First, they said that when a dog bites, nobody usually claims ownership. The ostensible owner will claim it belongs to their roommate, brother, grandkid, neighbor; or they’re only watching it for a friend “this week.” The dog was bought for cash, has never been licensed, never been to a vet… so there’s no way to prove who owns it. So the police simply drop the case. (IMO, if nobody claims ownership, a biting dog should be euthanized immediately. Also, police should be able to use social media posts to help establish ownership.)
Second, if the owner has multiple dogs—say a pit bull and a beagle—many will claim the beagle is the biter. The beagle gets the “dangerous dog” designation and has to be fenced, while the pit bull can resume escaping/roaming as usual.
Third, even if someone claims ownership and the dog is microchipped and declared dangerous, the owner just gives the dog away, giving it a clean record. That’s because dangerous dog declarations don’t transfer. The dog is only “dangerous” in Madison… but not half a mile away in Fitchburg… or not when it’s with a new owner. And until that microchipped dog mauls somebody again, there is no way to know where it is living. Animal control said they would essentially have to take a scanner to every house and scan every dog on a regular basis to track the movements of the dangerous dog from one city to another… and it wouldn’t matter, since the “dangerous” designation isn’t transferrable. BTW, the study group also said that microchipping could be considered “abusive” or “harmful” and many judges would not require it, even if a dog had mauled someone.
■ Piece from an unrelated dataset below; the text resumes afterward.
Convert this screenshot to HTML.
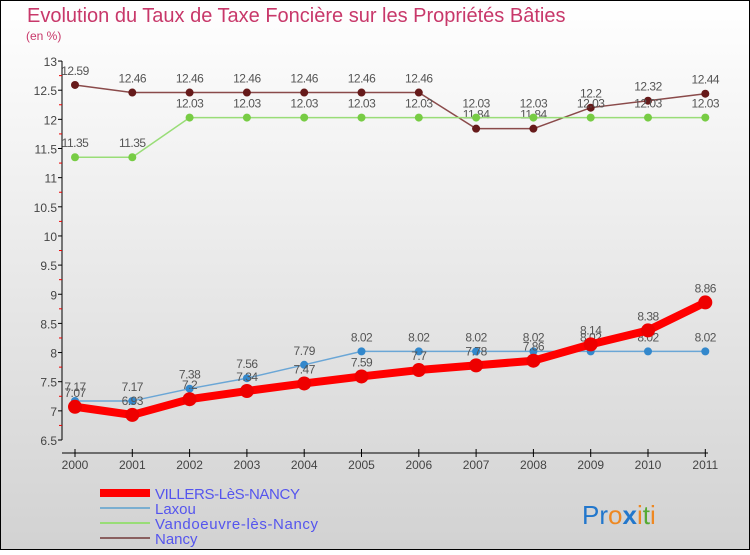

Fourth, even if the owner is identified and keeps the dog after the “dangerous dog” declaration… the police do not have time to check whether the owner is following the fence and muzzle laws. They can’t do a stakeout seeing if the dog is being leash-walked without a muzzle. And how does it help for them to verify a fence when a pit bull can scale a 6’+ fence effortlessly?
Animal control said about one dog a year is declared dangerous in my county of over half a million people. They said even these dogs are impossible to track or monitor, and said the declaration was worthless and a waste of court time.